Impact of a Medication Optimization Clinic on Heart Failure Hospitalizations

Link to article at PubMed

Am J Cardiol. 2023 Feb 1;188:102-109. doi: 10.1016/j.amjcard.2022.11.025. Epub 2022 Dec 6.


Efforts to optimize guideline-directed medical therapy (GDMT) through team-based care may affect outcomes in patients with heart failure with reduced ejection fraction (HFrEF). This study evaluated the impact of an innovative medication optimization clinic (MOC) on GDMT and outcomes in patients with HFrEF. Patients with HFrEF who are not receiving optimal GDMT are referred to MOC and managed by a team comprised of a nurse practitioner or physician assistant, clinical pharmacist, and HF cardiologist.
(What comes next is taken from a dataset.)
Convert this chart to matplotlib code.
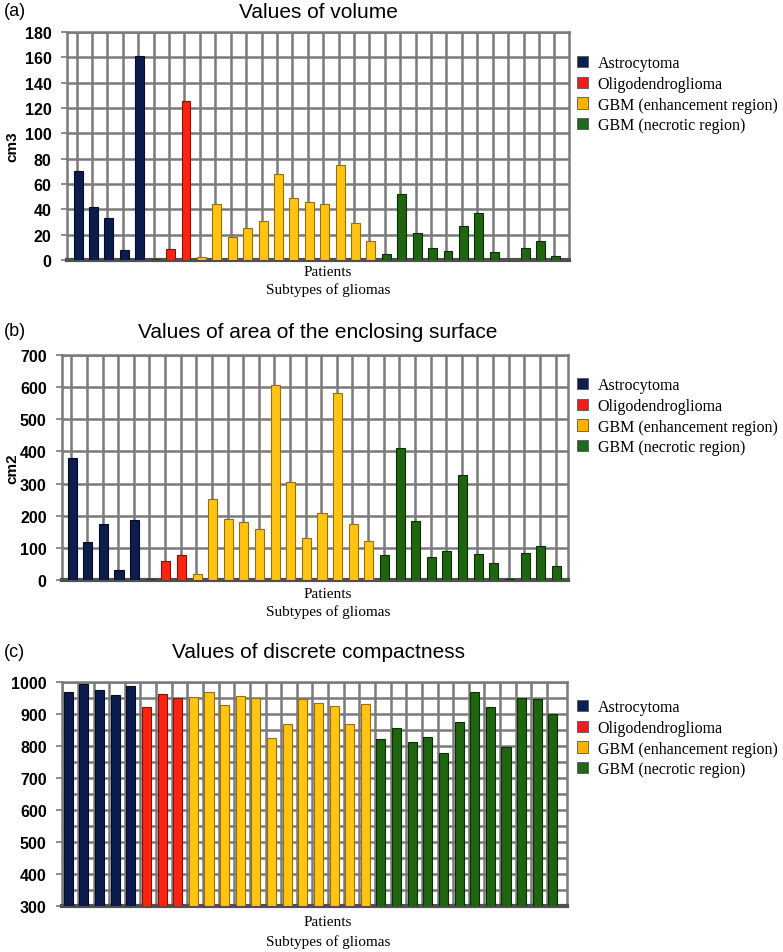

We retrospectively evaluated the impact of MOC (n = 206) compared with usual care (n = 412) with a 2:1 propensity-matched control group. The primary clinical outcome was the incidence of HF hospitalizations at 3 months after the index visit. Kaplan-Meier cumulative event curves and Cox proportional hazards regression models with adjustment were conducted. A significantly higher proportion of patients in MOC received quadruple therapy (49% vs 4%, p <0.0001), angiotensin receptor neprilysin inhibitor (60% vs 27%, p <0.0001), mineralocorticoid receptor antagonist (59% vs 37%, p <0.0001), and sodium-glucose cotransporter-2 inhibitor (60% vs 10%, p <0.0001). The primary outcome was significantly lower in the MOC versus the control group (log-rank, p = 0.0008). Cox regression showed that patients in the control group were more than threefold more likely to be hospitalized because of HF than those in the MOC group (p = 0.0014). In conclusion, the MOC was associated with improved GDMT and lower risk of HF hospitalizations in patients with HFrEF.